20 June 12 | Will Evans

The latest review to our Reviews Section is a piece by Rachael Daum on Gamal al-Ghitani’s The Zafarani Files, which Farouk Abdel Wahab translated from the Arabic and is available from The American University in Cairo Press.

Gamal Al-Ghitani was born in 1945 and educated in Cairo. He has written 13 novels and 6 collections of short stories. He is currently editor-in-chief of the literary review Akhbar al-adab.

Here is part of the review:

The Zafarani Files, a book with a misleadingly objective-sounding title, is, in short, a book full of all the deliciously taboo restrictions of traditional Arabic society, namely sex and lust. Despite having firsthand experience with Arabic culture, this reader, for one, was certainly surprised with the sheer lack of restraint in shamelessly allowing the reader to know everything—absolutely everything—about the novel’s characters.

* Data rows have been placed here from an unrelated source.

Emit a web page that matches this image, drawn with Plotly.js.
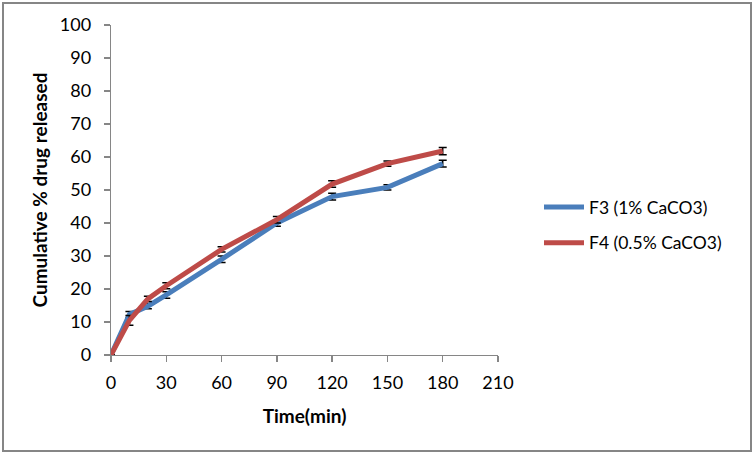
<!DOCTYPE html>
<html>
<head>
<meta charset="utf-8">
<script src="https://cdn.plot.ly/plotly-3.0.1.min.js"></script>
<style>
html,body{margin:0;padding:0;background:#fff;}
#chart{width:754px;height:454px;}
</style>
</head>
<body>
<div id="chart"></div>
<script>
const timeMin = [0, 10, 20, 30, 60, 90, 120, 150, 180];
const f3Values = [0, 12.3, 14.8, 18.2, 29, 40, 48, 50.8, 58];
const f3Errors = [0, 0.9, 0.8, 1.0, 1.0, 1.0, 1.0, 0.8, 1.0];
const f4Values = [0, 10.5, 17, 21, 32, 41, 51.8, 58, 61.8];
const f4Errors = [0, 1.5, 0.8, 0.9, 0.8, 1.0, 1.0, 0.8, 1.1];
const seriesNames = ['F3 (1% CaCO3)', 'F4 (0.5% CaCO3)'];
const xTicks = [0, 30, 60, 90, 120, 150, 180, 210];
const yTicks = [0, 10, 20, 30, 40, 50, 60, 70, 80, 90, 100];

const FONT = 'Lato, "Open Sans", sans-serif';
const errStyle = {type: 'data', visible: true, color: '#000000', thickness: 1.5, width: 4};

const traces = [
  {x: timeMin, y: f3Values, name: seriesNames[0], type: 'scatter', mode: 'lines',
   line: {color: '#4A7EBB', width: 5}, legendgroup: 'a',
   error_y: Object.assign({array: f3Errors}, errStyle)},
  {x: timeMin, y: f4Values, name: seriesNames[1], type: 'scatter', mode: 'lines',
   line: {color: '#BE4B48', width: 5}, legendgroup: 'b',
   error_y: Object.assign({array: f4Errors}, errStyle)}
];

const L = 111, R = 256, T = 25, B = 99;
const W = 754, H = 454;
const pw = W - L - R, ph = H - T - B;
function px2x(p){ return (p - L) / pw; }
function py2y(p){ return (H - B - p) / ph; }

const layout = {
  width: W, height: H,
  margin: {l: L, r: R, t: T, b: B, pad: 0},
  paper_bgcolor: '#ffffff', plot_bgcolor: '#ffffff',
  font: {family: FONT, size: 18, color: '#000000'},
  showlegend: true,
  legend: {x: px2x(539), y: py2y(189), xanchor: 'left', yanchor: 'top',
           traceorder: 'grouped', tracegroupgap: 10, itemwidth: 40,
           font: {family: FONT, size: 17.5, color: '#000'}, bgcolor: 'rgba(0,0,0,0)'},
  xaxis: {
    range: [0, 210], tickvals: xTicks, ticktext: xTicks.map(String),
    showgrid: false, zeroline: false, showline: true, linecolor: '#868686', linewidth: 1.3,
    ticks: 'outside', ticklen: 6, tickcolor: '#868686', tickwidth: 1.3,
    ticklabelstandoff: 5,
    tickfont: {family: FONT, size: 18},
    title: {text: '<b>Time(min)</b>', font: {family: FONT, size: 19}, standoff: 17}
  },
  yaxis: {
    range: [0, 100], tickvals: yTicks, ticktext: yTicks.map(String),
    showgrid: false, zeroline: false, showline: true, linecolor: '#868686', linewidth: 1.3,
    ticks: 'outside', ticklen: 6, tickcolor: '#868686', tickwidth: 1.3,
    ticklabelstandoff: 9,
    tickfont: {family: FONT, size: 18},
    title: {text: '<b>Cumulative % drug released</b>', font: {family: FONT, size: 19}, standoff: 7}
  },
  shapes: [{
    type: 'rect', xref: 'paper', yref: 'paper', layer: 'below',
    x0: px2x(3), x1: px2x(751), y0: py2y(451), y1: py2y(3),
    line: {color: '#868686', width: 2}, fillcolor: 'rgba(0,0,0,0)'
  }]
};

Plotly.newPlot('chart', traces, layout, {displayModeBar: false, staticPlot: true});
</script>
</body>
</html>
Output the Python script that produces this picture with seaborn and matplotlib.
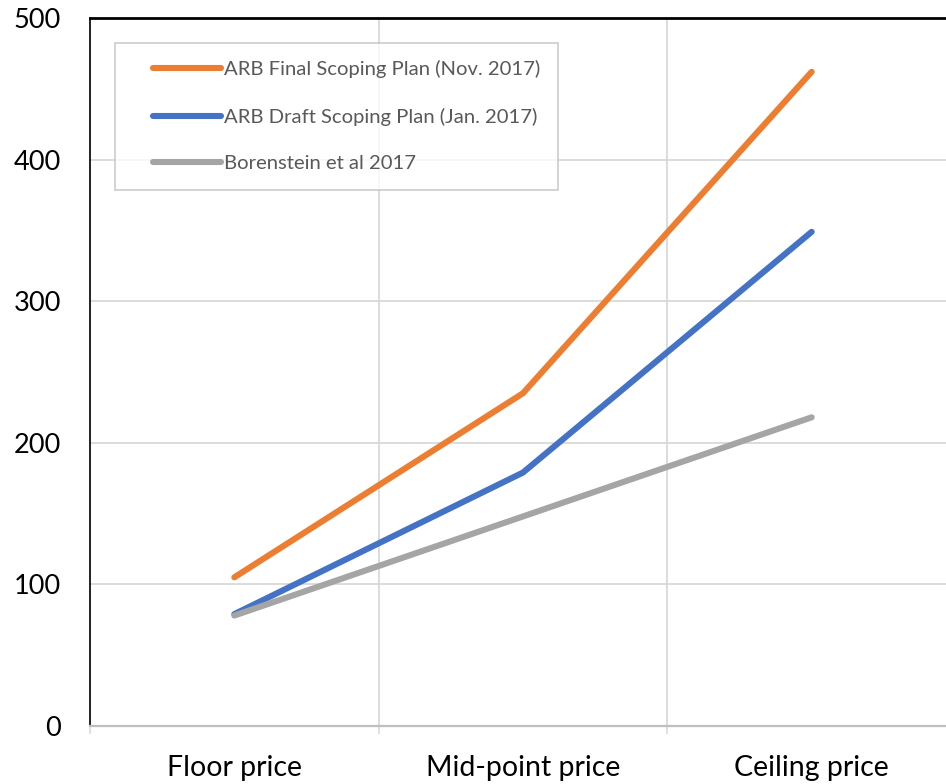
import pandas as pd
import matplotlib.pyplot as plt
import seaborn as sns
from matplotlib.ticker import FixedLocator
from matplotlib.lines import Line2D
from matplotlib.legend_handler import HandlerLine2D

# values
categories = ['Floor price', 'Mid-point price', 'Ceiling price']
final_plan = [105, 235, 462]
draft_plan = [79, 179, 349]
borenstein = [78, 148, 218]
series_names = ['ARB Final Scoping Plan (Nov. 2017)',
                'ARB Draft Scoping Plan (Jan. 2017)',
                'Borenstein et al 2017']
colors = ['#ED7D31', '#4472C4', '#A5A5A5']

df = pd.DataFrame({
    'category': categories * 3,
    'value': final_plan + draft_plan + borenstein,
    'series': [s for s in series_names for _ in categories],
})

sns.set_style('white')
plt.rcParams['font.family'] = ['Lato', 'DejaVu Sans']

fig = plt.figure(figsize=(9.46, 7.84), dpi=100)
W, H = 946, 784
ax = fig.add_axes([90 / W, 58 / H, 866 / W, 708 / H])

sns.lineplot(data=df, x='category', y='value', hue='series', palette=colors,
             hue_order=series_names, sort=False, linewidth=4.4, ax=ax,
             solid_capstyle='round', solid_joinstyle='round')

ax.set_xlim(-0.5, 2.5)
ax.set_ylim(0, 500)
ax.set_yticks(range(0, 501, 100))
ax.set_xticks(range(len(categories)))
ax.set_xticklabels(categories)
ax.xaxis.set_minor_locator(FixedLocator([-0.5, 0.5, 1.5, 2.5]))
ax.set_xlabel('')
ax.set_ylabel('')

ax.grid(axis='y', color='#d9d9d9', linewidth=1.3)
ax.grid(axis='x', which='minor', color='#d9d9d9', linewidth=1.3)
ax.set_axisbelow(True)

ax.tick_params(axis='y', length=0, pad=21, labelsize=19.5, labelcolor='black')
ax.tick_params(axis='x', which='major', length=0, pad=21, labelsize=20.5,
               labelcolor='black')
ax.tick_params(axis='x', which='minor', length=6, width=1.2, color='#d9d9d9',
               direction='out', bottom=True)

ax.spines['top'].set_color('black')
ax.spines['top'].set_linewidth(2.0)
ax.spines['left'].set_color('black')
ax.spines['left'].set_linewidth(1.2)
ax.spines['bottom'].set_color('#bfbfbf')
ax.spines['bottom'].set_linewidth(1.6)
ax.spines['right'].set_visible(False)

leg = ax.legend(loc='upper left', bbox_to_anchor=(115 / W, 1 - 43 / H),
                bbox_transform=fig.transFigure, frameon=True, fancybox=False,
                fontsize=14.6, handlelength=4.4, handletextpad=0.15,
                labelspacing=1.45, borderpad=0.85, borderaxespad=0,
                handler_map={Line2D: HandlerLine2D(xpad=1.0)})
leg.get_frame().set_edgecolor('#bfbfbf')
leg.get_frame().set_linewidth(1.2)
for t in leg.get_texts():
    t.set_color('#595959')
for h in leg.get_lines():
    h.set_linewidth(4.4)
    h.set_solid_capstyle('round')

fig.savefig('out.png', dpi=100)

However, throughout his career, the author, Gamal al-Ghitani, has never shied away from taboo topics, and indeed seems to embrace them: these topics range from politics and cen¬sorship to the content of this sexually-charged (and ultimately utterly frustrated) novel.

The book is playful and utterly merciless in its content, immersing the reader into a world of both the tame and illicit that can and does happen between two (and sometimes more!) people under the bedsheets. The novel opens with Usta Abdu going to Zafarani alley’s local sheikh, informing him of and hoping for a cure for his sudden impotence. The language is wicked in its description of the issue.